9. Limitation of Liability
9.1 Exclusion of Consequential Damages
IN NO EVENT WILL EITHER PARTY BE LIABLE FOR INDIRECT, INCIDENTAL, SPECIAL, PUNITIVE, OR CONSEQUENTIAL DAMAGES, INCLUDING LOSS OF PROFITS OR DATA, EVEN IF ADVISED OF THE POSSIBILITY OF SUCH DAMAGES.
9.2 Cap on Liability
EACH PARTY'S TOTAL CUMULATIVE LIABILITY WILL NOT EXCEED THE FEES PAID OR PAYABLE BY CUSTOMER IN THE TWELVE (12) MONTHS PRECEDING THE EVENT GIVING RISE TO LIABILITY.
9.3 Exceptions
The above limitations do not apply to indemnification obligations, Customer's obligation to pay fees, or a party's gross negligence, willful misconduct, or fraud.
10. Term and Termination
10.1 Term
This Agreement continues until all Order Forms have expired or been terminated.
10.2 Termination for Cause
Either party may terminate upon thirty (30) days' written notice of a material breach that remains uncured.

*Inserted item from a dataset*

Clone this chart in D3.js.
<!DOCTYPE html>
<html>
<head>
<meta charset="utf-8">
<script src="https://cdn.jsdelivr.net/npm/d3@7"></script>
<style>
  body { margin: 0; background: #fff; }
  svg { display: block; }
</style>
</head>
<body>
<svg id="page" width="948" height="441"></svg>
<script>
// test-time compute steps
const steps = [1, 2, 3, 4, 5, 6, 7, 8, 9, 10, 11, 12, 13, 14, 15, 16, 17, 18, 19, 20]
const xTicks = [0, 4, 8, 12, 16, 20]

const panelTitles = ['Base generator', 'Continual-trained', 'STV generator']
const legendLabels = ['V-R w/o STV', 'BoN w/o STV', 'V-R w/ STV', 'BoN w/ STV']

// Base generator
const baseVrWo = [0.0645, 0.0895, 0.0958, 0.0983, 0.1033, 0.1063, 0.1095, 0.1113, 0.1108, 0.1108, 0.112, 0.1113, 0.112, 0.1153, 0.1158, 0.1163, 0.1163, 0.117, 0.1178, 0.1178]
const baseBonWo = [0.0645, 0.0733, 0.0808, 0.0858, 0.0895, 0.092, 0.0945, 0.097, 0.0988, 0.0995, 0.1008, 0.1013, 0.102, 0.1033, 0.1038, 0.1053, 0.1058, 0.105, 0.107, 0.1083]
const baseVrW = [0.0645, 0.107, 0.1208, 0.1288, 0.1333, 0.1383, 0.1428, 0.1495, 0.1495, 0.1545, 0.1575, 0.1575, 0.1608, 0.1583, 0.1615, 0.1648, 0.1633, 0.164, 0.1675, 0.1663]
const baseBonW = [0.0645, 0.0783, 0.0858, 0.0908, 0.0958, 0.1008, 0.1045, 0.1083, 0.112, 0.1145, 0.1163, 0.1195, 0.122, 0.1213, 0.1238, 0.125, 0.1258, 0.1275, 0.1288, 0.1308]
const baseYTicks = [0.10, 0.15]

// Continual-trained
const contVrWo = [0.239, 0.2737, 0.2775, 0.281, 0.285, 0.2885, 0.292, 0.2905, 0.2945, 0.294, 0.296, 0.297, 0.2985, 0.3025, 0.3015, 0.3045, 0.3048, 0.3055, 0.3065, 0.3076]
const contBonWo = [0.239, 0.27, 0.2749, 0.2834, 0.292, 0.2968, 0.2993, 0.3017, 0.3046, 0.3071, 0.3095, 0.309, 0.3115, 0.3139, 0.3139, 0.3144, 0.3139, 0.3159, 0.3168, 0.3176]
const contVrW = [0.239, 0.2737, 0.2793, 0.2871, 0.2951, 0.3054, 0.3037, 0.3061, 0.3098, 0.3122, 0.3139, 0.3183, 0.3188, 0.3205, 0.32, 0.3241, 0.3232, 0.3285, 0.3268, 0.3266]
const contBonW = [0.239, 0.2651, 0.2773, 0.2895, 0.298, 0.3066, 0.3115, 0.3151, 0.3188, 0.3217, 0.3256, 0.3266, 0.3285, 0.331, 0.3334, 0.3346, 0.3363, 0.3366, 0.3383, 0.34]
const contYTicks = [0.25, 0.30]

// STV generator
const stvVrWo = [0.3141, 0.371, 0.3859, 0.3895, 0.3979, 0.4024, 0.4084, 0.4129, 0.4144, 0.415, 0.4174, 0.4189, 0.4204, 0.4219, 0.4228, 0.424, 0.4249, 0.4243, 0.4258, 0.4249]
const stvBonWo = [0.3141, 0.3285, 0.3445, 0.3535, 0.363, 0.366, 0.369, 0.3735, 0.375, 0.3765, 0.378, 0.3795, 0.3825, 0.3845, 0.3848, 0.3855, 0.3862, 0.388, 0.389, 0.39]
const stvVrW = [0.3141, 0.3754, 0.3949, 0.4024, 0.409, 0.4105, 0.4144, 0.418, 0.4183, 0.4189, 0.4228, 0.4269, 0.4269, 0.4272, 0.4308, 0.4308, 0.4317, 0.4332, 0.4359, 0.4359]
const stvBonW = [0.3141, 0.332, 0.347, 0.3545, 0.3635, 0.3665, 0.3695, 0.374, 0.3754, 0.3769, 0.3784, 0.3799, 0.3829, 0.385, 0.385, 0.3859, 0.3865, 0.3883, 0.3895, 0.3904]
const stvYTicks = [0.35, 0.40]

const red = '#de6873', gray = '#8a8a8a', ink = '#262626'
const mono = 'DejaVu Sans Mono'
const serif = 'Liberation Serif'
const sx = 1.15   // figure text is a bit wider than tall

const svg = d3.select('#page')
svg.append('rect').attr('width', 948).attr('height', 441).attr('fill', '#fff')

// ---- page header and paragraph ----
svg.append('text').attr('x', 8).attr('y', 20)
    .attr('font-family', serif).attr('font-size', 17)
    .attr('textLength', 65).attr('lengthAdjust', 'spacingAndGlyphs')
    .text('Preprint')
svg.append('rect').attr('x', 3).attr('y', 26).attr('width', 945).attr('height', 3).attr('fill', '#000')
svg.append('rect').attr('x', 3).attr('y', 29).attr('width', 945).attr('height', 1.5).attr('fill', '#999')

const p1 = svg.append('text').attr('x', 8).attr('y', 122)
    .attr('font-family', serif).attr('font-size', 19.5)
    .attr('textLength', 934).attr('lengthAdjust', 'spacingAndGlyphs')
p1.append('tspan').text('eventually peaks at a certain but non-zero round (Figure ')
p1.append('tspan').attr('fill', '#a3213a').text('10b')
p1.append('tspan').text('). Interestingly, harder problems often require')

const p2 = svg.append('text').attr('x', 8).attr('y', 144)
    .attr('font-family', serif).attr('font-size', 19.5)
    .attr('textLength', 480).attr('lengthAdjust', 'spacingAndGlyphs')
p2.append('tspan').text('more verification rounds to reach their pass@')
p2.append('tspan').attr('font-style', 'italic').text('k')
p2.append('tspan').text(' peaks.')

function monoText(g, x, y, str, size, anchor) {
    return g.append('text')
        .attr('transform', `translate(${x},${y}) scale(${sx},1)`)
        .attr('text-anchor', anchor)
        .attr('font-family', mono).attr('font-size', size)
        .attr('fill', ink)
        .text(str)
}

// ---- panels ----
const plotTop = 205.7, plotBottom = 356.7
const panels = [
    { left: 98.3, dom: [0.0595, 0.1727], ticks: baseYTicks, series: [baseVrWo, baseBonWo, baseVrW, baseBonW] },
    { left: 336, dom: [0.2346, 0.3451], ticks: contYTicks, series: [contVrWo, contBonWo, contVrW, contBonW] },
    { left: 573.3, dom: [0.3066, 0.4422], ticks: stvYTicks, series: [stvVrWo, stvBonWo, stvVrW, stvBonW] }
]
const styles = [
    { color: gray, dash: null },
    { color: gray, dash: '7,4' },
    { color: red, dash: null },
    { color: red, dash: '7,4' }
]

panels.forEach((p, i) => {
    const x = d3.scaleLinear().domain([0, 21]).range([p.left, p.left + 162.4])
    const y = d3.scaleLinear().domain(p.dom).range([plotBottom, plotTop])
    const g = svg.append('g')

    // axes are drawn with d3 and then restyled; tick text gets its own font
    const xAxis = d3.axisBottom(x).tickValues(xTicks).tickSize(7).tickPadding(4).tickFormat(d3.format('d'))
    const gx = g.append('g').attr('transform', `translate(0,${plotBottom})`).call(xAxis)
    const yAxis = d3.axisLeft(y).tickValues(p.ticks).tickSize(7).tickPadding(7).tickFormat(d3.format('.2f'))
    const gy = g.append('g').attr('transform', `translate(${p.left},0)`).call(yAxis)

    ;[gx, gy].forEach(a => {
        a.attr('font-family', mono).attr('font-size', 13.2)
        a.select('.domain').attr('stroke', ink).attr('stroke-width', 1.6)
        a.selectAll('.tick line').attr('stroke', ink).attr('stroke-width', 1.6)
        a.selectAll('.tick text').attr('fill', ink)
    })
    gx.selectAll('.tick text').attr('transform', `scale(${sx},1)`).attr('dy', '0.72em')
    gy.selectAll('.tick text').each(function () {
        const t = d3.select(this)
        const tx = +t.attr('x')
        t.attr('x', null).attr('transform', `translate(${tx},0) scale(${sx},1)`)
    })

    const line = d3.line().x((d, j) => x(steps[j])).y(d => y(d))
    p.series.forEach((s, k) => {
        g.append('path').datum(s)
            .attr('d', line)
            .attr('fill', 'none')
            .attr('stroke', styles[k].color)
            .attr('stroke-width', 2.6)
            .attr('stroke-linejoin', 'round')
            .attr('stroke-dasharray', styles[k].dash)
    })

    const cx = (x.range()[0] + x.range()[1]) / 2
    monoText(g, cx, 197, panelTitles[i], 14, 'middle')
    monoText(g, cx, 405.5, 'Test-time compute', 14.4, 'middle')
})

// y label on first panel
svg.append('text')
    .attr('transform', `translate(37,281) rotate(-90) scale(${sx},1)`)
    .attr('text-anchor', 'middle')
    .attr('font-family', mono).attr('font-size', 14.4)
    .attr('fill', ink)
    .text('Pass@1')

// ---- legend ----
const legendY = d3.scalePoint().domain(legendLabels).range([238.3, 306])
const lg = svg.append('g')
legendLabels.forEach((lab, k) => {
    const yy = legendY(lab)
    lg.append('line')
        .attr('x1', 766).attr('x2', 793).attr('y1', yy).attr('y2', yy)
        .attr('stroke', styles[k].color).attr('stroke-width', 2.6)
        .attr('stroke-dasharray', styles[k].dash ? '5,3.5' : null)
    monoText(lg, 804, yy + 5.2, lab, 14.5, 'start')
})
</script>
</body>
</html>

Rocketgraph may immediately suspend access for non-payment.
10.3 Effect of Termination
Upon termination, all licenses terminate, each party returns or destroys the other's Confidential Information, and Customer Data is available for export for thirty (30) days.
10.4 Survival
Sections 1, 3.1, 5, 6, 7.3, 9, 10.3, and 11 survive termination.
11. General Provisions
11.1 Governing Law
This Agreement is governed by the laws of the State of Delaware. The parties consent to exclusive jurisdiction in the state and federal courts of San Francisco, California.
11.2 Entire Agreement
This Agreement and all Order Forms constitute the entire agreement between the parties and supersede all prior agreements and representations.
11.3 Amendments
Rocketgraph may update this Agreement with thirty (30) days' prior notice. Continued use after the effective date constitutes acceptance.
11.4 Assignment
Neither party may assign this Agreement without consent, except in connection with a merger, acquisition, or sale of substantially all assets.
11.5 Force Majeure
Neither party is liable for delays or failures resulting from circumstances beyond reasonable control, including acts of God, government actions, or Internet failures.
11.6 Notices
Notices must be in writing and delivered to addresses in the applicable Order Form, or to legal@rocketgraph.app for Rocketgraph.
11.7 Publicity
Rocketgraph may reference Customer's name and logo as a customer in its marketing materials. Customer may opt out by written notice.